- **SUPPLIED DATA**:
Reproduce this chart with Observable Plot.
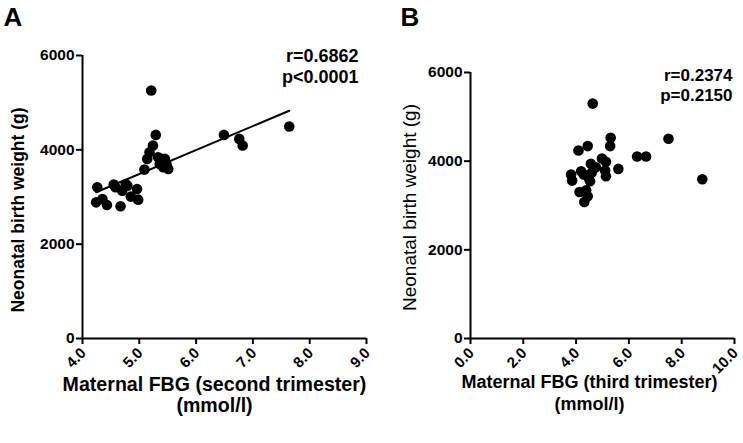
<!DOCTYPE html>
<html><head><meta charset="utf-8">
<script src="https://cdn.jsdelivr.net/npm/d3@7"></script>
<script src="https://cdn.jsdelivr.net/npm/@observablehq/plot@0.6"></script>
<style>
body{margin:0;background:#fff;}
#wrap{position:relative;width:743px;height:443px;overflow:hidden;}
#wrap svg{position:absolute;top:0;overflow:visible;}
</style></head><body><div id="wrap"></div>
<script>
// Panel A: second trimester FBG (mmol/l) vs neonatal birth weight (g)
const fbgSecond = [5.21,4.26,4.24,4.35,4.43,4.55,4.58,4.67,4.70,4.76,4.79,4.85,4.96,4.98,5.09,5.14,5.18,5.24,5.29,5.33,5.39,5.45,5.36,5.42,5.48,5.51,6.49,6.76,6.82,7.64];
const weightSecond = [5258,3206,2887,2958,2831,3263,3206,2803,3135,3277,3241,3008,3171,2944,3581,3808,3949,4091,4317,3843,3808,3808,3701,3631,3687,3595,4317,4232,4091,4494];
// Panel B: third trimester FBG (mmol/l) vs neonatal birth weight (g)
const fbgThird = [4.63,3.81,3.85,4.09,4.44,4.19,4.13,4.38,4.31,4.44,4.29,4.48,4.56,4.59,4.75,4.53,4.98,5.13,5.10,5.13,5.31,5.29,5.60,6.31,6.65,7.50,8.78];
const weightThird = [5298,3698,3562,4242,4340,3774,3306,3343,3079,3208,3698,3623,3940,3736,3864,3547,4060,3985,3789,3660,4528,4340,3826,4106,4106,4506,3592];
const weightTicks = [0,2000,4000,6000];
const secondTicks = [4,5,6,7,8,9];
const thirdTicks = [0,2,4,6,8,10];
const statsA = ["r=0.6862","p<0.0001"];
const statsB = ["r=0.2374","p=0.2150"];

const FONT = "'Liberation Sans', Arial, Helvetica, sans-serif";
const baseStyle = {fontFamily: FONT, fontSize: "15px", fontWeight: "bold", color: "#000", background: "transparent", overflow: "visible"};
const wrap = document.getElementById("wrap");
const fmtX = d3.format(".1f");

const dataA = fbgSecond.map((x, i) => ({x, y: weightSecond[i]}));
const dataB = fbgThird.map((x, i) => ({x, y: weightThird[i]}));

function axes(xTicks) {
  return [
    Plot.axisY({ticks: weightTicks, tickSize: 6, tickFormat: () => "", strokeWidth: 2, label: null}),
    Plot.axisX({ticks: xTicks, tickSize: 6, tickFormat: () => "", strokeWidth: 2, label: null}),
    Plot.text(weightTicks, {y: d => d, text: d => String(d), frameAnchor: "left", textAnchor: "end", lineAnchor: "middle", dx: -8, fontSize: 15.5, fontWeight: "bold"}),
    Plot.text(xTicks, {x: d => d, text: d => fmtX(d), frameAnchor: "bottom", textAnchor: "end", lineAnchor: "middle", rotate: -45, dx: 1, dy: 12, fontSize: 15, fontWeight: "bold"}),
    Plot.ruleX([xTicks[0]], {strokeWidth: 2}),
    Plot.ruleY([0], {strokeWidth: 2})
  ];
}

const plotA = Plot.plot({
  width: 380, height: 443,
  marginLeft: 82, marginRight: 14, marginTop: 55, marginBottom: 105,
  style: baseStyle,
  x: {domain: [4, 9], axis: null},
  y: {domain: [0, 6000], axis: null},
  marks: [
    ...axes(secondTicks),
    Plot.linearRegressionY(dataA, {x: "x", y: "y", ci: 0, stroke: "#000", strokeWidth: 2}),
    Plot.dot(dataA, {x: "x", y: "y", r: 5.3, fill: "#000", stroke: null}),
    Plot.text([statsA.join("\n")], {text: d => d, frameAnchor: "top-right", textAnchor: "end", lineAnchor: "top", dx: -8, dy: -9, fontSize: 18, lineHeight: 1.2}),
    Plot.text(["Neonatal birth weight (g)"], {text: d => d, frameAnchor: "left", textAnchor: "middle", lineAnchor: "middle", rotate: -90, dx: -64, dy: 13, fontSize: 17.5}),
    Plot.text(["Maternal FBG (second trimester)\n(mmol/l)"], {text: d => d, frameAnchor: "bottom", textAnchor: "middle", lineAnchor: "bottom", dx: -10, dy: 73, fontSize: 19.6, lineHeight: 1.07}),
    Plot.text(["A"], {text: d => d, frameAnchor: "top-left", textAnchor: "start", lineAnchor: "top", dx: -79, dy: -48, fontSize: 26})
  ]
});
plotA.style.left = "0px";
wrap.appendChild(plotA);

const plotB = Plot.plot({
  width: 363, height: 443,
  marginLeft: 90, marginRight: 9, marginTop: 72, marginBottom: 105,
  style: baseStyle,
  x: {domain: [0, 10], axis: null},
  y: {domain: [0, 6000], axis: null},
  marks: [
    ...axes(thirdTicks),
    Plot.dot(dataB, {x: "x", y: "y", r: 5.3, fill: "#000", stroke: null}),
    Plot.text([statsB.join("\n")], {text: d => d, frameAnchor: "top-right", textAnchor: "end", lineAnchor: "top", dx: -2, dy: -6, fontSize: 17, lineHeight: 1.2}),
    Plot.text(["Neonatal birth weight (g)"], {text: d => d, frameAnchor: "left", textAnchor: "middle", lineAnchor: "middle", rotate: -90, dx: -61, dy: 2, fontSize: 19, fontWeight: "normal"}),
    Plot.text(["Maternal FBG (third trimester)\n(mmol/l)"], {text: d => d, frameAnchor: "bottom", textAnchor: "middle", lineAnchor: "bottom", dx: -13, dy: 71, fontSize: 18, lineHeight: 1.17}),
    Plot.text(["B"], {text: d => d, frameAnchor: "top-left", textAnchor: "start", lineAnchor: "top", dx: -70, dy: -65, fontSize: 26})
  ]
});
plotB.style.left = "380px";
wrap.appendChild(plotB);
</script>
</body></html>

- **WHAT TO PRODUCE**: Except for the pictures, give all the material above again verbatim.

- **THE ANSWER**:
Reproduce this chart with Observable Plot.
<!DOCTYPE html>
<html><head><meta charset="utf-8">
<script src="https://cdn.jsdelivr.net/npm/d3@7"></script>
<script src="https://cdn.jsdelivr.net/npm/@observablehq/plot@0.6"></script>
<style>
body{margin:0;background:#fff;}
#wrap{position:relative;width:743px;height:443px;overflow:hidden;}
#wrap svg{position:absolute;top:0;overflow:visible;}
</style></head><body><div id="wrap"></div>
<script>
// Panel A: second trimester FBG (mmol/l) vs neonatal birth weight (g)
const fbgSecond = [5.21,4.26,4.24,4.35,4.43,4.55,4.58,4.67,4.70,4.76,4.79,4.85,4.96,4.98,5.09,5.14,5.18,5.24,5.29,5.33,5.39,5.45,5.36,5.42,5.48,5.51,6.49,6.76,6.82,7.64];
const weightSecond = [5258,3206,2887,2958,2831,3263,3206,2803,3135,3277,3241,3008,3171,2944,3581,3808,3949,4091,4317,3843,3808,3808,3701,3631,3687,3595,4317,4232,4091,4494];
// Panel B: third trimester FBG (mmol/l) vs neonatal birth weight (g)
const fbgThird = [4.63,3.81,3.85,4.09,4.44,4.19,4.13,4.38,4.31,4.44,4.29,4.48,4.56,4.59,4.75,4.53,4.98,5.13,5.10,5.13,5.31,5.29,5.60,6.31,6.65,7.50,8.78];
const weightThird = [5298,3698,3562,4242,4340,3774,3306,3343,3079,3208,3698,3623,3940,3736,3864,3547,4060,3985,3789,3660,4528,4340,3826,4106,4106,4506,3592];
const weightTicks = [0,2000,4000,6000];
const secondTicks = [4,5,6,7,8,9];
const thirdTicks = [0,2,4,6,8,10];
const statsA = ["r=0.6862","p<0.0001"];
const statsB = ["r=0.2374","p=0.2150"];

const FONT = "'Liberation Sans', Arial, Helvetica, sans-serif";
const baseStyle = {fontFamily: FONT, fontSize: "15px", fontWeight: "bold", color: "#000", background: "transparent", overflow: "visible"};
const wrap = document.getElementById("wrap");
const fmtX = d3.format(".1f");

const dataA = fbgSecond.map((x, i) => ({x, y: weightSecond[i]}));
const dataB = fbgThird.map((x, i) => ({x, y: weightThird[i]}));

function axes(xTicks) {
  return [
    Plot.axisY({ticks: weightTicks, tickSize: 6, tickFormat: () => "", strokeWidth: 2, label: null}),
    Plot.axisX({ticks: xTicks, tickSize: 6, tickFormat: () => "", strokeWidth: 2, label: null}),
    Plot.text(weightTicks, {y: d => d, text: d => String(d), frameAnchor: "left", textAnchor: "end", lineAnchor: "middle", dx: -8, fontSize: 15.5, fontWeight: "bold"}),
    Plot.text(xTicks, {x: d => d, text: d => fmtX(d), frameAnchor: "bottom", textAnchor: "end", lineAnchor: "middle", rotate: -45, dx: 1, dy: 12, fontSize: 15, fontWeight: "bold"}),
    Plot.ruleX([xTicks[0]], {strokeWidth: 2}),
    Plot.ruleY([0], {strokeWidth: 2})
  ];
}

const plotA = Plot.plot({
  width: 380, height: 443,
  marginLeft: 82, marginRight: 14, marginTop: 55, marginBottom: 105,
  style: baseStyle,
  x: {domain: [4, 9], axis: null},
  y: {domain: [0, 6000], axis: null},
  marks: [
    ...axes(secondTicks),
    Plot.linearRegressionY(dataA, {x: "x", y: "y", ci: 0, stroke: "#000", strokeWidth: 2}),
    Plot.dot(dataA, {x: "x", y: "y", r: 5.3, fill: "#000", stroke: null}),
    Plot.text([statsA.join("\n")], {text: d => d, frameAnchor: "top-right", textAnchor: "end", lineAnchor: "top", dx: -8, dy: -9, fontSize: 18, lineHeight: 1.2}),
    Plot.text(["Neonatal birth weight (g)"], {text: d => d, frameAnchor: "left", textAnchor: "middle", lineAnchor: "middle", rotate: -90, dx: -64, dy: 13, fontSize: 17.5}),
    Plot.text(["Maternal FBG (second trimester)\n(mmol/l)"], {text: d => d, frameAnchor: "bottom", textAnchor: "middle", lineAnchor: "bottom", dx: -10, dy: 73, fontSize: 19.6, lineHeight: 1.07}),
    Plot.text(["A"], {text: d => d, frameAnchor: "top-left", textAnchor: "start", lineAnchor: "top", dx: -79, dy: -48, fontSize: 26})
  ]
});
plotA.style.left = "0px";
wrap.appendChild(plotA);

const plotB = Plot.plot({
  width: 363, height: 443,
  marginLeft: 90, marginRight: 9, marginTop: 72, marginBottom: 105,
  style: baseStyle,
  x: {domain: [0, 10], axis: null},
  y: {domain: [0, 6000], axis: null},
  marks: [
    ...axes(thirdTicks),
    Plot.dot(dataB, {x: "x", y: "y", r: 5.3, fill: "#000", stroke: null}),
    Plot.text([statsB.join("\n")], {text: d => d, frameAnchor: "top-right", textAnchor: "end", lineAnchor: "top", dx: -2, dy: -6, fontSize: 17, lineHeight: 1.2}),
    Plot.text(["Neonatal birth weight (g)"], {text: d => d, frameAnchor: "left", textAnchor: "middle", lineAnchor: "middle", rotate: -90, dx: -61, dy: 2, fontSize: 19, fontWeight: "normal"}),
    Plot.text(["Maternal FBG (third trimester)\n(mmol/l)"], {text: d => d, frameAnchor: "bottom", textAnchor: "middle", lineAnchor: "bottom", dx: -13, dy: 71, fontSize: 18, lineHeight: 1.17}),
    Plot.text(["B"], {text: d => d, frameAnchor: "top-left", textAnchor: "start", lineAnchor: "top", dx: -70, dy: -65, fontSize: 26})
  ]
});
plotB.style.left = "380px";
wrap.appendChild(plotB);
</script>
</body></html>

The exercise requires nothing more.